O’Brien’s major responsibilities with the Consortium involve “tracking and controlling costs for the many pre-Olympic productions and liaising with producers and directors about the costs of their respective productions,” he says.

“My greatest challenge in this position has been communicating financial requirements to non-financial managers. Many of these managers are used to producing films, but within a corporate structure they are also required to control costs, generate budgets, and approve invoices,” O’Brien adds.

CTV and Rogers paid $90 million US to secure the broadcasting rights to the 2010 Winter Olympics, a more than three-fold increase over the approximately $28 million US that the CBC paid to obtain rights to the 2006 Winter Olympics in Torino, Italy.

“Broadcasters typically pay more for rights to Games held in their home country because audiences tend to be much higher given the local relevance,” explains Pamela Mollica, the COBMC’s Toronto-based senior communications manager. “Broadcasters outside of the host country who are located in the same time zone also often find the broadcast rights more valuable than other countries, because events are held during prime-time viewing hours for their audiences,” she adds.

The broadcast rights fees for both Winter and Summer Olympic Games have increased significantly over time.

One reason is that rights now include coverage across multiple media platforms, such as online and mobile, that were not available during past Olympics. “As a result, broadcasters are able to offer more complete and integrated sponsorship packages to advertisers,” says Mollica.

For example, when the 2010 Winter Games begin, COBMC will provide “unprecedented coverage and consumer choice in English, French, and multi-languages on multiple platforms. In addition to television, radio, online, and print, fans will also be able to access Vancouver 2010 coverage on their mobile devices thanks to a recently announced partnership with Bell,” Mollica notes.

Especially with the Games being held on Canadian soil, “we are confident there will be a significant demand for coverage across all of our platforms,” consisting of 4,500 hours of coverage via 10 television networks, 10 radio stations, two websites, and a national print publication, she adds.

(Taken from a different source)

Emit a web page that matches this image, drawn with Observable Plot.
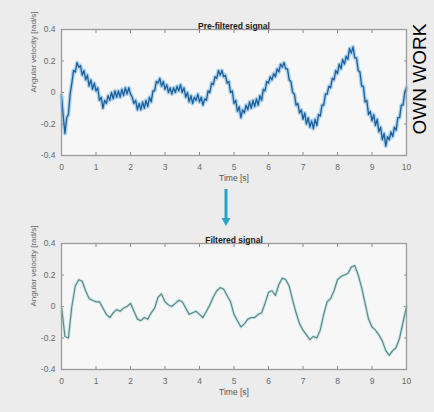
<!DOCTYPE html>
<html>
<head>
<meta charset="utf-8">
<script src="https://cdn.jsdelivr.net/npm/d3@7"></script>
<script src="https://cdn.jsdelivr.net/npm/@observablehq/plot@0.6"></script>
<style>
  html, body { margin: 0; padding: 0; background: #ececec; }
  #wrap { position: relative; width: 434px; height: 412px; overflow: hidden; background: #ececec; }
  .panel { position: absolute; left: 0; }
  #own { position: absolute; left: 420px; top: 79px; transform: translate(-50%, -50%) rotate(-90deg);
         font-family: "Liberation Sans", Arial, sans-serif; font-size: 19px; color: #000; white-space: nowrap; }
  #arrow { position: absolute; left: 0; top: 0; }
</style>
</head>
<body>
<div id="wrap">
  <div class="panel" id="p1" style="top:0px"></div>
  <div class="panel" id="p2" style="top:214px"></div>
  <svg id="arrow" width="434" height="412">
    <line x1="226" y1="189" x2="226" y2="219" stroke="#2aa2c4" stroke-width="3"/>
    <polygon points="221.5,218 230.5,218 226,226" fill="#2aa2c4"/>
  </svg>
  <div id="own">OWN WORK</div>
</div>
<script>
// ---- data ----
const xTicks = [0, 1, 2, 3, 4, 5, 6, 7, 8, 9, 10];
const yTicks = [-0.4, -0.2, 0, 0.2, 0.4];
const yTickLabels = ["-0.4", "-0.2", "0", "0.2", "0.4"];
const titles = ["Pre-filtered signal", "Filtered signal"];
const xLabel = "Time [s]";
const yLabel = "Angular velocity [rad/s]";

// pre-filtered signal, sampled every 0.05 s (0..10 s)
const preValues = [
  -0.02, -0.15, -0.26, -0.16, -0.14, -0.01, 0.06, 0.14, 0.13, 0.19,
  0.16, 0.17, 0.11, 0.14, 0.08, 0.11, 0.04, 0.08, 0.02, 0.06,
  0.01, 0.03, -0.05, -0.03, -0.10, -0.05, -0.07, -0.02, -0.05, 0.00,
  -0.04, 0.01, -0.03, 0.01, -0.03, 0.02, -0.02, 0.03, -0.01, 0.03,
  -0.01, -0.03, -0.07, -0.05, -0.11, -0.07, -0.11, -0.06, -0.10, -0.05,
  -0.09, -0.03, -0.06, 0.01, 0.01, 0.07, 0.06, 0.09, 0.04, 0.07,
  0.02, 0.05, 0.00, 0.03, -0.01, 0.03, 0.00, 0.04, 0.01, 0.05,
  0.00, 0.03, -0.03, 0.00, -0.06, -0.02, -0.07, -0.03, -0.05, -0.01,
  -0.06, -0.03, -0.08, -0.04, -0.05, 0.01, 0.00, 0.06, 0.05, 0.10,
  0.09, 0.14, 0.11, 0.14, 0.10, 0.11, 0.06, 0.07, 0.00, 0.01,
  -0.07, -0.05, -0.12, -0.09, -0.16, -0.11, -0.13, -0.08, -0.11, -0.06,
  -0.10, -0.05, -0.09, -0.04, -0.08, -0.02, -0.05, 0.02, 0.01, 0.07,
  0.06, 0.10, 0.08, 0.12, 0.10, 0.15, 0.13, 0.18, 0.16, 0.19,
  0.15, 0.15, 0.08, 0.07, 0.00, -0.01, -0.08, -0.07, -0.13, -0.11,
  -0.17, -0.13, -0.20, -0.16, -0.22, -0.18, -0.23, -0.17, -0.21, -0.14,
  -0.15, -0.08, -0.08, -0.01, -0.01, 0.04, 0.03, 0.09, 0.08, 0.14,
  0.12, 0.18, 0.15, 0.21, 0.18, 0.23, 0.21, 0.28, 0.25, 0.29,
  0.22, 0.22, 0.14, 0.13, 0.04, 0.04, -0.06, -0.05, -0.14, -0.12,
  -0.18, -0.14, -0.21, -0.17, -0.25, -0.22, -0.30, -0.26, -0.34, -0.28,
  -0.30, -0.25, -0.28, -0.22, -0.24, -0.16, -0.16, -0.08, -0.08, 0.00,
  0.03
];
const preStep = 0.05;

// filtered signal, sampled every 0.1 s (0..10 s)
const filtValues = [
  0.00, -0.19, -0.20, 0.00, 0.13, 0.17, 0.16, 0.10, 0.05, 0.04,
  0.03, 0.03, -0.01, -0.05, -0.07, -0.04, -0.02, -0.03, -0.01, 0.00,
  0.02, -0.03, -0.08, -0.09, -0.07, -0.08, -0.04, -0.01, 0.06, 0.08,
  0.03, 0.01, 0.00, 0.02, 0.04, 0.03, -0.01, -0.05, -0.04, -0.03,
  -0.05, -0.07, -0.03, 0.01, 0.06, 0.10, 0.12, 0.11, 0.07, 0.03,
  -0.05, -0.09, -0.13, -0.11, -0.08, -0.07, -0.07, -0.05, -0.04, 0.02,
  0.09, 0.10, 0.07, 0.14, 0.18, 0.17, 0.13, 0.04, -0.04, -0.11,
  -0.15, -0.18, -0.21, -0.19, -0.20, -0.15, -0.05, 0.03, 0.05, 0.10,
  0.17, 0.19, 0.20, 0.21, 0.25, 0.26, 0.20, 0.12, 0.02, -0.08,
  -0.13, -0.15, -0.18, -0.22, -0.28, -0.31, -0.28, -0.26, -0.20, -0.10,
  0.00
];
const filtStep = 0.1;

const preData = preValues.map((v, i) => ({t: i * preStep, v}));
const filtData = filtValues.map((v, i) => ({t: i * filtStep, v}));

const yFmt = new Map(yTicks.map((t, i) => [t, yTickLabels[i]]));

function panel(title, lineMarks) {
  return Plot.plot({
    width: 434, height: 200,
    marginLeft: 61, marginRight: 28, marginTop: 29, marginBottom: 45,
    style: {background: "transparent", fontFamily: "'Liberation Sans', Arial, sans-serif", fontSize: "8.5px", color: "#6a6a6a"},
    x: {domain: [0, 10]},
    y: {domain: [-0.4, 0.4]},
    marks: [
      Plot.frame({fill: "#f7f7f7"}),
      Plot.axisX(xTicks, {anchor: "bottom", tickSize: -3, tickPadding: 11, stroke: "#888", label: null}),
      Plot.axisX(xTicks, {anchor: "top", tickSize: -3, tickFormat: () => "", stroke: "#888", label: null}),
      Plot.axisY(yTicks, {anchor: "left", tickSize: -3, tickPadding: 9, stroke: "#888", tickFormat: d => yFmt.get(d), label: null}),
      Plot.axisY(yTicks, {anchor: "right", tickSize: -3, tickFormat: () => "", stroke: "#888", label: null}),
      ...lineMarks,
      Plot.frame({stroke: "#9a9a9a", strokeWidth: 1.3}),
      Plot.text([title], {frameAnchor: "top", dy: -7, fontWeight: "bold", fontSize: 8.5, fill: "#1a1a1a"}),
      Plot.text([xLabel], {frameAnchor: "bottom", dy: 25, fontSize: 8.5, fill: "#555"}),
      Plot.text([yLabel], {frameAnchor: "left", dx: -28, rotate: -90, fontSize: 8, fill: "#666"})
    ]
  });
}

document.getElementById("p1").append(panel(titles[0], [
  Plot.line(preData, {x: "t", y: "v", stroke: "#6aaedc", strokeWidth: 4, strokeOpacity: 0.5}),
  Plot.line(preData, {x: "t", y: "v", stroke: "#1b5f9c", strokeWidth: 1.3})
]));
document.getElementById("p2").append(panel(titles[1], [
  Plot.line(filtData, {x: "t", y: "v", stroke: "#b3e0e0", strokeWidth: 3, strokeOpacity: 0.7}),
  Plot.line(filtData, {x: "t", y: "v", stroke: "#5e8888", strokeWidth: 1.2})
]));
</script>
</body>
</html>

Another key broadcast organization is Olympic Broadcasting Services S.A. headquartered in Madrid, Spain. They open offices in host cities several years ahead of Olympic events, and their subsidiary for the 2010 Winter Games is Olympic Broadcasting Services Vancouver (OBSV), which was created in December 2006.

Nancy Lee, OBSV’s chief operating officer, is a former executive and reporter with CBC sports, who has viewed all Winter Olympics in a professional capacity since the 1988 Games in Calgary. She notes that the OBSV has three major functions, including:

  • Producing coverage of all sporting events and medal ceremonies at the 2010 Winter Games, as well as the opening (February 12) and closing (February 28) ceremonies;
  • Arranging unilateral facilities for international broadcast rights holders and setting up and facilitating transmission of the feed from sporting events to the broadcast centres, then back to host countries; and
  • Carrying out all of the construction required to create a temporary 24-hour a day, seven-day a week broadcast facility that will be the largest in the world during the Games.

Two international broadcast centres are being built by OBSV – one at the convention centre in downtown Vancouver and another at the convention centre in Whistler, B.C. Construction took place between August and December 2009; the completed facilities will accommodate about 7,200 broadcasters and support people from around the world.

At its peak, OBSV will employ 2,400 people; more than 90 per cent of those (producers, directors, camera people, graphics, etc.) will work for about a three week period in February 2010. A core group of 120 have been together for most of the planning stages carried out over the past three years.

OBSV has prepared facilities to cover every sports venue. “We need to get equipment delivered to some pretty difficult places up in the mountains. When viewers see a picture of the grandstands – say for Alpine or Nordic skiing, they’ll see mini-trailers. That’s where the play-by-play people are. It’s a long haul up to get cameras and furniture and television sets there, but that’s what we do,” Lee emphasizes.

There will also be many technical things happening behind the scenes. When Alpine skiers race down the hill, for example, viewers will see a ghost image of the leader beside the actual skier, so they can determine how the current competitor is doing in relation to the leader’s time. In Nordic ski jumping, there will be a graphic line indicating the spot to beat, she explains.

Much of the broadcast preparation work must be done several years ahead of time, says Lee. “There’s about a four-year cycle of planning prior to the event. A year and half in advance, the rights holders have to indicate how much space they need at the broadcast centre. Then we have to fit it all together like a jigsaw puzzle.”

Also during that period, “the rights holders are essentially committing their budgets to the amount of construction we call ‘fit-out.’ When you bid on any sports property, part of your bidding involves how much you’re going to spend on your production and what your revenue model might be,” adds Lee.

Having to prepare so far in advance also means that changing economic conditions can be a wild card.

Three years ago when OBSV started planning for the 2010 Games, the construction industry was plagued by labour shortages, and there were worries about getting everything done on time.

“When we started construction in August 2009, the marketplace had changed dramatically and we’re clearly on time to get it all done.”

A Few Facts

Some 100 networks representing about 145 countries will provide the largest worldwide coverage ever at a Winter Games. The total number of rights-holding broadcasters, including reporters, technicians, producers, and camera people, will be about 7,200.

Olympic Broadcasting Services Vancouver will set up 90 trailers with technical facilities outside each of the venues; install over 900 TVs and more than 400 cameras. OBSV has installed more than 1,000 kilometres of cable, slightly more than the driving distance between Vancouver and Calgary, to cover all of the event venues.